--- START INFORMATION GIVEN ---

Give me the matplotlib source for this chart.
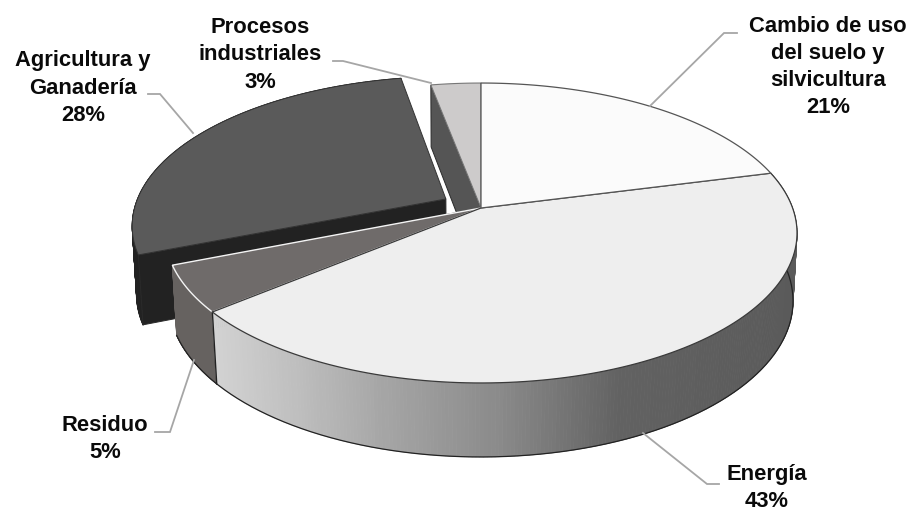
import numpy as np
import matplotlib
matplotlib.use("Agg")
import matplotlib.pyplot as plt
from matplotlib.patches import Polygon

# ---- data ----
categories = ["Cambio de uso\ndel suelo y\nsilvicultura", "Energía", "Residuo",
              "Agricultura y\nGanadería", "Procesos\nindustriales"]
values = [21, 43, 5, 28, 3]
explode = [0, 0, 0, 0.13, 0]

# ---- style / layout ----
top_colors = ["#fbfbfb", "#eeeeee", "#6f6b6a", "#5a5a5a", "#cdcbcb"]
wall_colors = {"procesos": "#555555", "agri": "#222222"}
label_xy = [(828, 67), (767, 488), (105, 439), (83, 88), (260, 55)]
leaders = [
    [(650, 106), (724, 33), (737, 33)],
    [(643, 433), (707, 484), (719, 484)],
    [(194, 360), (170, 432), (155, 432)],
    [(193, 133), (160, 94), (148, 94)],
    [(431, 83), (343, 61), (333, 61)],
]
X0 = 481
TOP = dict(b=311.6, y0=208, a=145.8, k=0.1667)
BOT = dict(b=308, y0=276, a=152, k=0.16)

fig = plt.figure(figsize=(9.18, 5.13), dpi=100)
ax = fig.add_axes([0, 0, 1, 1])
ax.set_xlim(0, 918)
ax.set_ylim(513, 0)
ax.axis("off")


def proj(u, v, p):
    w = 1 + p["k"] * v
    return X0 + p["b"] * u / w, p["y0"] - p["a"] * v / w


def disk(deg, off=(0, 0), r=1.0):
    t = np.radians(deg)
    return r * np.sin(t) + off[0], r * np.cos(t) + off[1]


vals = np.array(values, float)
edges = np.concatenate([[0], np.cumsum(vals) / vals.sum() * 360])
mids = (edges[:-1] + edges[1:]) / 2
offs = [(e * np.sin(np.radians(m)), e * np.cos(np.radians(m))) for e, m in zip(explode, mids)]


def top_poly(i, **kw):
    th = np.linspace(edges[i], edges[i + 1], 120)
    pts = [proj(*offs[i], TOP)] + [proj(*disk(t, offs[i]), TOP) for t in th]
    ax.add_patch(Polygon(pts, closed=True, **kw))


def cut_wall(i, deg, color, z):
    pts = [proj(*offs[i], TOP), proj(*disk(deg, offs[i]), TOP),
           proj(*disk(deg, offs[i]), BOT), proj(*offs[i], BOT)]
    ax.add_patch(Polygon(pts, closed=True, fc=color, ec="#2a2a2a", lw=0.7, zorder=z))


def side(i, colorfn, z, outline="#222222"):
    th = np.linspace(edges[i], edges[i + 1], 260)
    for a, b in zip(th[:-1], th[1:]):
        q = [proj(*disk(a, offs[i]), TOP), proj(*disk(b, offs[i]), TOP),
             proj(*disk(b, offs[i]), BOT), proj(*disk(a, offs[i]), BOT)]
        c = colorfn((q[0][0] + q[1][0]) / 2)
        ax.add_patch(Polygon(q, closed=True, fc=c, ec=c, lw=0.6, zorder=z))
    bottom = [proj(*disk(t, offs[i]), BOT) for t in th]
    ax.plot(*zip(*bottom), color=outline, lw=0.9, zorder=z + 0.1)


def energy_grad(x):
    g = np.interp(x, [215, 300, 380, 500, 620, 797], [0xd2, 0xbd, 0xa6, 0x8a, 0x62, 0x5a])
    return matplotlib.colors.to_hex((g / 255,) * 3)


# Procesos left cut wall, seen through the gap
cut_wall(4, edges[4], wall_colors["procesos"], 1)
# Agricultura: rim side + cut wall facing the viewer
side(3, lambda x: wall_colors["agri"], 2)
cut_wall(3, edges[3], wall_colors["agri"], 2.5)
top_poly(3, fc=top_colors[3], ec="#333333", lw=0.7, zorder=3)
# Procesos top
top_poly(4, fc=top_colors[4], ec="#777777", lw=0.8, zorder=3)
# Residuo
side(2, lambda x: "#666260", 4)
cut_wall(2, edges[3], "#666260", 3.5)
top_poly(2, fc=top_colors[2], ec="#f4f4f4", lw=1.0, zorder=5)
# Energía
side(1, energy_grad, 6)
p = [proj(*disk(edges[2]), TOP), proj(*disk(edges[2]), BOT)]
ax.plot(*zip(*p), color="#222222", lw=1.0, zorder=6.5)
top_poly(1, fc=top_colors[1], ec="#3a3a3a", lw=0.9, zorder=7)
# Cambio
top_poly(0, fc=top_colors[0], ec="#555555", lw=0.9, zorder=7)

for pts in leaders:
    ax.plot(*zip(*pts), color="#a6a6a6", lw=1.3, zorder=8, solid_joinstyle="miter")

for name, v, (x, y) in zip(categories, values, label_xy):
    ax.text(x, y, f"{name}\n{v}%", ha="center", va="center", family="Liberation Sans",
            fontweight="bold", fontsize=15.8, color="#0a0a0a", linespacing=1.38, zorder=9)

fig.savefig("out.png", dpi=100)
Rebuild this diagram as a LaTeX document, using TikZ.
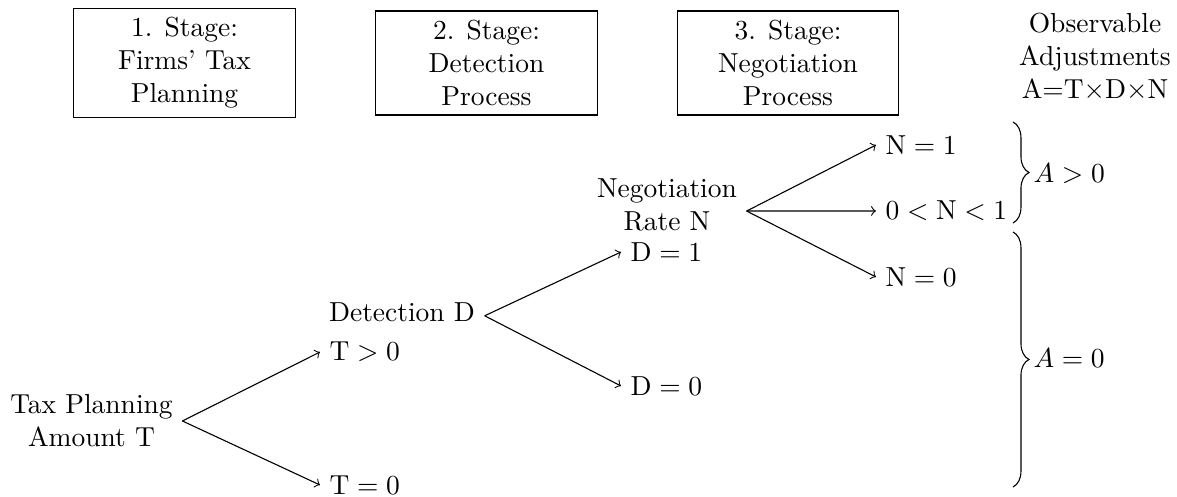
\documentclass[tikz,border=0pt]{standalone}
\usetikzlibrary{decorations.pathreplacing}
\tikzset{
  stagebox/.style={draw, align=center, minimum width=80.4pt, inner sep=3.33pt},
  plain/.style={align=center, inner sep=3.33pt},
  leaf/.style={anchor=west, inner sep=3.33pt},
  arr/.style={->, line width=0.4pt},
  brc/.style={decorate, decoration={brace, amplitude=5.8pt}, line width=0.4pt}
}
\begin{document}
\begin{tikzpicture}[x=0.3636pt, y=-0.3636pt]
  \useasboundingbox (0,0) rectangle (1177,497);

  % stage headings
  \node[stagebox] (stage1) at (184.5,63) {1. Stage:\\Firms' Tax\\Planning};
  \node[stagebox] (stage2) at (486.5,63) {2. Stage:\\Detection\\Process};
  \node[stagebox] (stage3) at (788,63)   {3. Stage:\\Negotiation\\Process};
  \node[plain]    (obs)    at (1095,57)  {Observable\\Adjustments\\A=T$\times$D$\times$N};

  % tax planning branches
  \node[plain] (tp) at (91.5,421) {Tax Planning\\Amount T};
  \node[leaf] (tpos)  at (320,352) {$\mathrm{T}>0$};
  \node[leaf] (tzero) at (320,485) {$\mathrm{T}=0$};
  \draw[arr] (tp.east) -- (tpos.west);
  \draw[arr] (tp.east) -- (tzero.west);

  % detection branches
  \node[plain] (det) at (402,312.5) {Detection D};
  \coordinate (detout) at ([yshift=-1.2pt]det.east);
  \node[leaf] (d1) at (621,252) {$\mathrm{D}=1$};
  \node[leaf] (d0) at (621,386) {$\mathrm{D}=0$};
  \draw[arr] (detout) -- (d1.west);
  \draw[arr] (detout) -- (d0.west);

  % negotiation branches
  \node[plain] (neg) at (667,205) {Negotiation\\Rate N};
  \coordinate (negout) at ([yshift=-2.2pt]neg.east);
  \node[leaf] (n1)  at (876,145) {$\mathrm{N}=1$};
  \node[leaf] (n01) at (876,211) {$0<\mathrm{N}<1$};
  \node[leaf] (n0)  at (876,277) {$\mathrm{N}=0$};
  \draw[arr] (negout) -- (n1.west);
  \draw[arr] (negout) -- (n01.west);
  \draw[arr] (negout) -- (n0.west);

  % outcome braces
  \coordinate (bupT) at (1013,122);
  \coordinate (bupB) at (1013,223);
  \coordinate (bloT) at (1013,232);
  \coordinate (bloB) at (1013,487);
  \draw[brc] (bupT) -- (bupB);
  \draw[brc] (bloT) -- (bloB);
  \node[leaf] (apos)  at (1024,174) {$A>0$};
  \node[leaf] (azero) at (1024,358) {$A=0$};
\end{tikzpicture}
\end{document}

--- END INFORMATION GIVEN ---

**DIRECTIONS FOR THIS TASK:**
Copy nothing but the lines from the first one in the listing through the line with "from matplotlib.patches import Polygon", and omit the pictures.

**REPLY TO THE EXERCISE:**
Give me the matplotlib source for this chart.
import numpy as np
import matplotlib
matplotlib.use("Agg")
import matplotlib.pyplot as plt
from matplotlib.patches import Polygon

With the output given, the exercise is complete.